In December, I wrote about The War Amps fight to successfully gain compensation for Hong Kong veterans who were taken prisoner of war by the Japanese during World War II.
An article appeared in the Ottawa Citizen in early January regarding the Japanese Prime Minister’s admission that his family’s company used Allied prisoners as slave labourers during the Second World War.
I felt it necessary to write a letter to the editor of The Ottawa Citizen in response. My letter appeared yesterday and is copied below.
Justice for vets
The Ottawa Citizen January 13, 2009
Re: Aso admits family used slave labour, Jan. 7.
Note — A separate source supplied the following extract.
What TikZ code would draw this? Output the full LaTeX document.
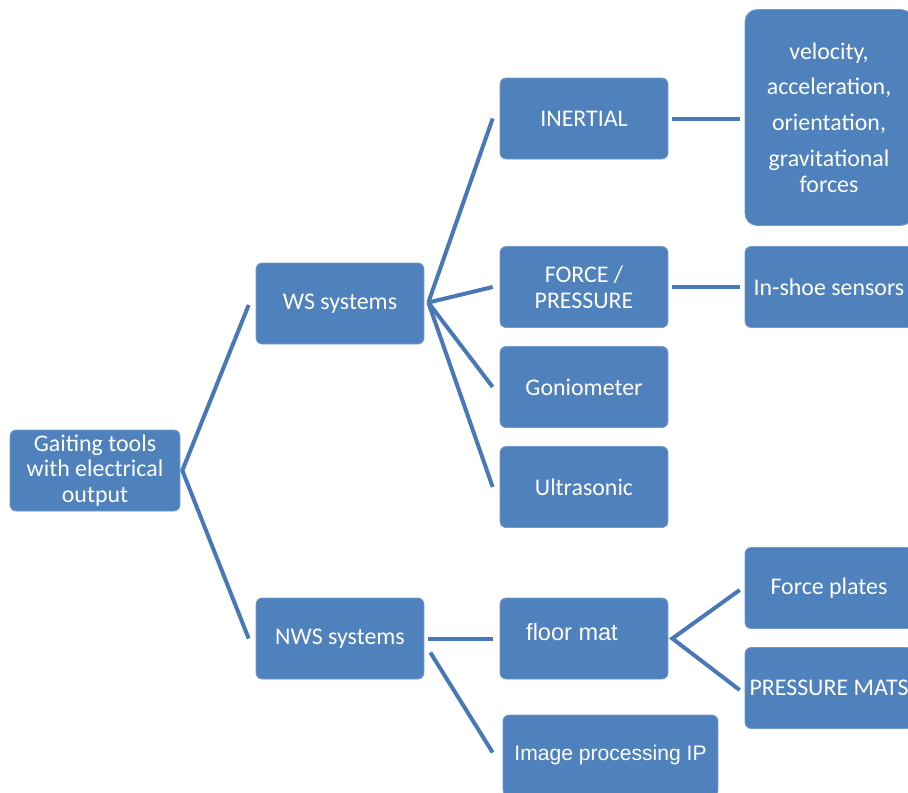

Japanese Prime Minister Taro Aso’s admission that his family’s company used Allied prisoners as slave labourers during the Second World War is timely, as it coincides with the recent 10th anniversary of the compensation paid to Canadian Far East prisoners of war (PoWs).
Japan had previously refused to admit it used Allied prisoners and had even refused to apologize prior to the statement by Mr. Aso.
In December 1998, the Canadian government, after prompting by veterans’ organizations, paid compensation of a lump sum grant of $24,000 to 700 Canadian Hong Kong veterans or their widows.
The complaint to the UN Human Rights Commission in Geneva was launched by The War Amps in 1987 and was based on the Geneva Convention, which prohibits Allied PoWs from being forced into slave labour, as the Canadians were during their 44 months of incarceration by the Japanese Armed Forces during the Second World War.
After newly discovered documents gave incontrovertible evidence that Canada had ignored and covered up an opportunity in 1955 to seek more compensation for Hong Kong veterans, the claim was paid in accordance with the provision of the Geneva Convention that PoWs who were forced into slave labour for Japanese industries are required to be paid at the same rate as Japanese workers.